On remarquera que ces analogies entre différentes situations n'effacent pas les différences: on passe d'un milieu à l'autre, du sommet de la hiérarchie politique aux policiers de base, de l'univers policier à celui des trafiquants, des États-Unis au Mexique Le film en particulier ne choisit pas son camp et, si les trafiquants sont montrés dans leur brutalité, le film révèle également les illusions du combat mené par l'administration américaine quand elle parle de «guerre à la drogue».

De ce point de vue, les dialogues entre les deux policiers de la DEA et le trafiquant Eduardo Ruiz (qu'ils sont chargés de protéger en tant que témoin) sont particulièrement troublants: ce dernier, loin d'être antipathique, se présente finalement comme un simple commerçant, et il expose aux policiers la vanité de leur combat puisque, loin d'arrêter le trafic, leur action limitée à quelques interventions ponctuelles ne fait qu'accroître la concurrence et la violence entre trafiquants. Si le film ne prend évidemment pas le parti des trafiquants (ou même de certains petits trafiquants comme les passeurs qui agissent essentiellement pour des raisons économiques), il souligne néanmoins la complexité du phénomène et ses multiples ambiguïtés, ce dont témoigne en particulier la démission spectaculaire du juge Wakefield qui avoue ne plus croire à son propre discours.

Le propos du réalisateur est donc loin d'être simple et son point de vue ne se confond sans doute avec celui d'aucun des personnages. On pourrait sans doute dire que son film invite surtout les spectateurs à parcourir un chemin similaire à celui des principaux protagonistes de Traffic, c'est-à-dire à prendre conscience de notre vision partielle des choses (en particulier du phénomène de la drogue), à nous défaire de certains discours simplificateurs ou réducteurs, et peut-être à découvrir des réalités plus complexes sinon plus sombres que prévues.

Pour terminer, on pourra demander aux participants de se souvenir des trois scènes qui concluent le film et qui correspondent aux trois «régions» définissant la géographie du film:

  • le policier de la DEA, Montel Gordon, va provoquer Carlos Ayala chez lui et profite de la bagarre pour installer un micro en dessous d'une table[3];
  • à une séance de thérapie de sa fille, le juge Wakefield se présente aux participants et en affirmant seulement que sa femme et lui sont là «pour écouter»;
  • Javier assiste à un match de base-ball qui se déroule en nocturne: c'était le prix demandé par Javier aux Américains pour obtenir des informations sur le trafic au Mexique.
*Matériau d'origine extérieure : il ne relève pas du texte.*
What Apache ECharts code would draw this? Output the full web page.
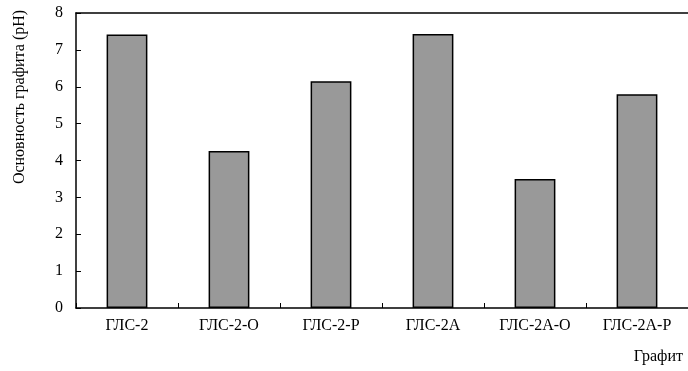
<!DOCTYPE html>
<html>
<head>
<meta charset="utf-8">
<script src="https://cdn.jsdelivr.net/npm/echarts@6/dist/echarts.min.js"></script>
<style>html,body{margin:0;padding:0;background:#fff;}#c{width:688px;height:371px;}</style>
</head>
<body>
<div id="c"></div>
<script>
const categories = ['ГЛС-2', 'ГЛС-2-О', 'ГЛС-2-Р', 'ГЛС-2А', 'ГЛС-2А-О', 'ГЛС-2А-Р'];
const phValues = [7.42, 4.26, 6.15, 7.43, 3.50, 5.80];
const yTicks = { min: 0, max: 8, interval: 1 };
const yTitle = 'Основность графита (pH)';
const xTitle = 'Графит';

const font = '"Liberation Serif", "Times New Roman", serif';
const chart = echarts.init(document.getElementById('c'), null, { renderer: 'canvas' });
chart.setOption({
  animation: false,
  backgroundColor: '#fff',
  grid: { left: 76, right: 0, top: 13, bottom: 63, containLabel: false },
  xAxis: [{
    type: 'category',
    data: categories,
    axisLine: { show: true, lineStyle: { color: '#000', width: 1.5 } },
    axisTick: { show: true, inside: true, length: 5, lineStyle: { color: '#000', width: 1 } },
    axisLabel: { color: '#000', fontFamily: font, fontSize: 16, margin: 10 },
    splitLine: { show: false }
  }, {
    type: 'category',
    position: 'top',
    data: categories,
    axisLine: { show: true, lineStyle: { color: '#000', width: 1.5 } },
    axisTick: { show: false },
    axisLabel: { show: false }
  }],
  yAxis: [{
    type: 'value',
    min: yTicks.min, max: yTicks.max, interval: yTicks.interval,
    axisLine: { show: true, lineStyle: { color: '#000', width: 1.5 } },
    axisTick: { show: true, inside: true, length: 5, lineStyle: { color: '#000', width: 1 } },
    axisLabel: { color: '#000', fontFamily: font, fontSize: 16, margin: 13 },
    splitLine: { show: false }
  }],
  graphic: [{
    type: 'text',
    x: 20, y: 97,
    rotation: Math.PI / 2,
    style: { text: yTitle, fill: '#000', font: '16px ' + font, textAlign: 'center', textVerticalAlign: 'middle' }
  }, {
    type: 'text',
    x: 683, y: 357,
    style: { text: xTitle, fill: '#000', font: '16px ' + font, textAlign: 'right', textVerticalAlign: 'middle' }
  }],
  series: [{
    type: 'bar',
    data: phValues,
    barWidth: '40%',
    itemStyle: { color: '#999999', borderColor: '#000', borderWidth: 1.5 }
  }]
});
</script>
</body>
</html>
Aucune de ces scènes n'est une scène de victoire; toutes se présentent plutôt comme des fins ouvertes, mais l'on peut sans doute y voir une forme d'obstination individuelle, une volonté de poursuivre un travail entrepris même si son issue est incertaine. S'affirme ainsi la croyance en l'individu en un individu obstiné et volontaire face aux déclarations et aux discours trop sentencieux, trop sûrs d'eux-mêmes.


[1] Cette teinte n'est sans doute pas due à l'emploi d'un filtre coloré mais plutôt au recours à un film pour la lumière artificielle (dont la couleur jaunâtre, que notre oeil n'aperçoit plus par un phénomène d'habituation, est compensée par une dominante bleu électrique) en lumière naturelle ou avec un éclairage artificiel possédant des caractéristiques similaires (ce qu'on appelle en termes techniques la température de couleur) à la lumière naturelle.

[2] Une même teinte par exemple le rouge peut présenter une saturation plus ou moins importante en fonction de la quantité plus ou moins importante de gris qu'elle contient: plus cette teinte sera «mélangée» avec du gris, moins elle paraîtra pure, éclatante, «colorée». (On peut se représenter facilement le phénomène de la saturation en imaginant que la surface colorée est composée de tout petits carrés de couleur et d'autres gris répartis de façon uniforme: à distance, la surface apparaîtra homogène mais plus le nombre de carrés gris augmentera aux dépens des carrés colorés, moins la teinte de l'ensemble paraîtra saturée. La saturation ne se confond cependant pas avec la luminosité, car, en augmentant ou en diminuant celle-ci, on passe du noir au blanc. D'une teinte saturée à une désaturation totale, on passe en revanche d'une impression fortement colorée à un gris de même luminosité.)

[3] On remarquera que, si l'histoire qui se passe à San Diego tourne essentiellement autour de madame Ayala, la fin du film rend le premier rôle à Montel Gordon, le policier qui a perdu son équipier dans l'aventure. Malgré tout ce qu'a pu lui dire Eduardo Ruiz, il poursuit son travail obstinément même s'il sait qu'il est sans doute inutile.